Parce qu’au final on ne s’est jamais intéressé à l’auteur. Et surtout ce qui est le plus embêtant c’est qu’on n’a jamais fait de pourvoi en cassation contre cette décision curieuse de la Chambre de l’instruction.
Quels sont les points communs, entre les affaires Karina et l’affaire Camilla ?
Les points de convergence c’est ce qu’on appelle le mode opératoire ou modus operandi entre les deux crimes. C’est l’étranglement. C’est encore le fait que les deux victimes ont le même profil, que les corps aient été retrouvés, en partie calcinés, en forêt. Après il y a des enquêteurs, dont la police scientifique, qui ont fait un travail formidable. On l’a encore vu dans la seconde affaire. La seule chose que je souhaite pour les familles c’est qu’on puisse rouvrir la première affaire, qui a fait l’objet d’un non-lieu.

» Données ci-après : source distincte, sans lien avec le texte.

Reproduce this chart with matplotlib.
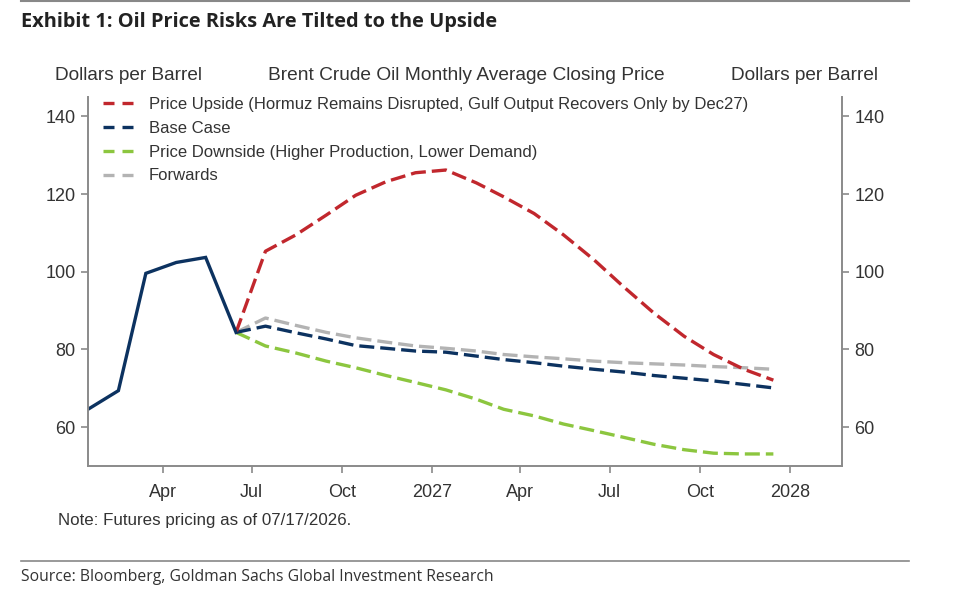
import datetime as dt

import matplotlib
matplotlib.use("Agg")
import matplotlib.pyplot as plt
from matplotlib.lines import Line2D

# actual monthly averages, Jan-Jun 2026
actual_months = [(2026, m) for m in range(1, 7)]
actual = [64.6, 69.4, 99.6, 102.4, 103.7, 84.4]

# scenarios, Jun 2026 - Dec 2027
fc_months = [(2026, m) for m in range(6, 13)] + [(2027, m) for m in range(1, 13)]
upside = [84.4, 105.3, 109.5, 114.6, 119.7, 123.2, 125.5, 126.2, 122.9, 119.3,
          115.0, 109.5, 103.1, 96.2, 89.4, 83.4, 78.7, 74.9, 72.1]
base = [84.4, 86.0, 84.3, 82.7, 81.0, 80.3, 79.6, 79.3, 78.3, 77.4,
        76.6, 75.7, 74.9, 74.2, 73.3, 72.6, 71.9, 71.0, 70.1]
downside = [84.4, 80.9, 79.1, 77.0, 75.3, 73.3, 71.5, 69.6, 67.2, 64.6,
            62.9, 60.8, 59.1, 57.4, 55.6, 54.2, 53.3, 53.1, 53.1]
forwards = [84.4, 88.1, 86.2, 84.4, 83.0, 81.9, 80.9, 80.3, 79.6, 78.7,
            78.1, 77.6, 77.0, 76.6, 76.3, 76.0, 75.6, 75.3, 74.9]

labels = ["Price Upside (Hormuz Remains Disrupted, Gulf Output Recovers Only by Dec27)",
          "Base Case",
          "Price Downside (Higher Production, Lower Demand)",
          "Forwards"]

RED = "#c1272d"
NAVY = "#0c3260"
GREEN = "#8cc63f"
GREY = "#b3b3b3"
SPINE = "#8a8a8a"
TXT = "#333333"

chart_font = ["Liberation Sans", "DejaVu Sans"]
page_font = ["Open Sans", "DejaVu Sans"]

def to_dates(months):
    return [dt.datetime(y, m, 15) for y, m in months]

xa = to_dates(actual_months)
xf = to_dates(fc_months)

fig = plt.figure(figsize=(9.6, 5.93), dpi=100)
ax = fig.add_axes([88 / 960, 1 - 466 / 593, (842 - 88) / 960, (466 - 97) / 593])

dash = (4.5, 1.8)
lw = 2.4
ax.plot(xf, downside, color=GREEN, lw=lw, dashes=dash)
ax.plot(xf, forwards, color=GREY, lw=lw, dashes=dash)
ax.plot(xf, base, color=NAVY, lw=lw, dashes=dash)
ax.plot(xf, upside, color=RED, lw=lw, dashes=dash)
ax.plot(xa, actual, color=NAVY, lw=lw, solid_joinstyle="miter")

ax.set_xlim(dt.datetime(2026, 1, 15), dt.datetime(2028, 2, 23))
ax.set_ylim(50, 145)
ax.set_yticks([60, 80, 100, 120, 140])

ticks = [dt.datetime(2026, 4, 1), dt.datetime(2026, 7, 1), dt.datetime(2026, 10, 1),
         dt.datetime(2027, 1, 1), dt.datetime(2027, 4, 1), dt.datetime(2027, 7, 1),
         dt.datetime(2027, 10, 1), dt.datetime(2028, 1, 1)]
tick_labels = ["Apr", "Jul", "Oct", "2027", "Apr", "Jul", "Oct", "2028"]
ax.set_xticks(ticks)
ax.set_xticklabels(tick_labels)

ax.spines["top"].set_visible(False)
for s in ["left", "right", "bottom"]:
    ax.spines[s].set_color(SPINE)
    ax.spines[s].set_linewidth(1.4)

ax.tick_params(axis="both", direction="out", length=5, width=1.2, color=SPINE,
               labelsize=13, labelcolor=TXT)
ax.tick_params(axis="x", pad=8)
ax.tick_params(axis="y", pad=4, right=True, labelright=True)
for t in ax.get_xticklabels() + ax.get_yticklabels():
    t.set_family(chart_font)

handles = [Line2D([], [], color=c, lw=lw, dashes=(3.3, 2.4))
           for c in [RED, NAVY, GREEN, GREY]]
leg = ax.legend(handles, labels, loc="upper left", bbox_to_anchor=(0.009, 1.023),
                frameon=False, handlelength=2.0, handletextpad=0.75,
                labelspacing=0.53, borderpad=0,
                prop={"family": chart_font, "size": 12})
for t in leg.get_texts():
    t.set_color(TXT)

# headers above the plot
fig.text(55 / 960, 1 - 75 / 593, "Dollars per Barrel", ha="left", va="center",
         fontsize=13.7, color=TXT, family=chart_font)
fig.text(466 / 960, 1 - 75 / 593, "Brent Crude Oil Monthly Average Closing Price",
         ha="center", va="center", fontsize=13.8, color=TXT, family=chart_font)
fig.text(878 / 960, 1 - 75 / 593, "Dollars per Barrel", ha="right", va="center",
         fontsize=13.7, color=TXT, family=chart_font)

fig.text(58 / 960, 1 - 521 / 593, "Note: Futures pricing as of 07/17/2026.",
         ha="left", va="center", fontsize=12.2, color=TXT, family=chart_font)

# page furniture
fig.add_artist(Line2D([21 / 960, 909 / 960], [1 - 1 / 593, 1 - 1 / 593],
                      color="#888888", lw=1.5))
fig.add_artist(Line2D([21 / 960, 909 / 960], [1 - 561 / 593, 1 - 561 / 593],
                      color="#888888", lw=1.2))
fig.text(21 / 960, 1 - 22 / 593, "Exhibit 1: Oil Price Risks Are Tilted to the Upside",
         ha="left", va="center", fontsize=14.4, fontweight="bold", color="#222222",
         family=page_font)
fig.text(21 / 960, 1 - 577 / 593,
         "Source: Bloomberg, Goldman Sachs Global Investment Research",
         ha="left", va="center", fontsize=11.3, color="#333333", family=page_font)

fig.savefig("out.png", dpi=100)
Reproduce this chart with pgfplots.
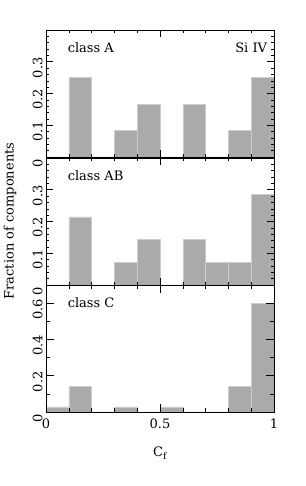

Pour qu’une enquête soit ré-ouverte il faut qu’il y ait des éléments nouveaux c’est ça ? On y est maintenant ?
Il faut qu’il y ait des éléments nouveaux éventuellement, un propos nouveau, parce qu’il a toujours dit qu’il connaissait la victime, qu’il l’a ramené chez elle, mais il n’a jamais avoué. Mais il y a tellement de choses graves qui se sont passées. Des atteintes à la procédure. Vous savez que quand Sylvain Kereneur est placé en garde à vue la première fois en novembre 2010, des personnes l’ont laissé parler à son père au téléphone. On était en pleine garde à vue ! C’est du jamais vue. Le problème c’est qu’il n’y a jamais eu d’enquête sur ce fiasco.
Vous parlez de fiasco ?
C’est un fiasco au niveau de l’enquête elle-même et c’est un fiasco judiciaire. Je crois qu’il faudrait peut-être aller interroger les juges d’instructions de l’époque, les chargés d’enquête, mais aussi les magistrats qui ont ordonné le non-lieu. Je pense qu’il y aurait eu dû y avoir une enquête du parquet sur les violations graves et réitérées des secrets de l’enquête et de l’instruction et même des rapprochements extrêmement curieux entre avocats, magistrats sur cette affaire-là. Il est là le scandale judiciaire. C’est l’absence d’enquête.
Vous pensez que cette affaire sera un jour résolue ?
Cette enquête peut et doit reprendre aujourd’hui. La prescription est de 10 ans pour un crime. Mais il y a eu des actes d’instruction jusqu’en 2015, donc le délai est repoussé je pense jusqu’en 2025. Et les aveux de Sylvain Kereneur concernant la mort de Karina et tous les points communs entre les deux crimes ne peut plus laisser la moindre hésitation. Mais auront-ils le courage de le faire ? Cette histoire met en cause trop de gens.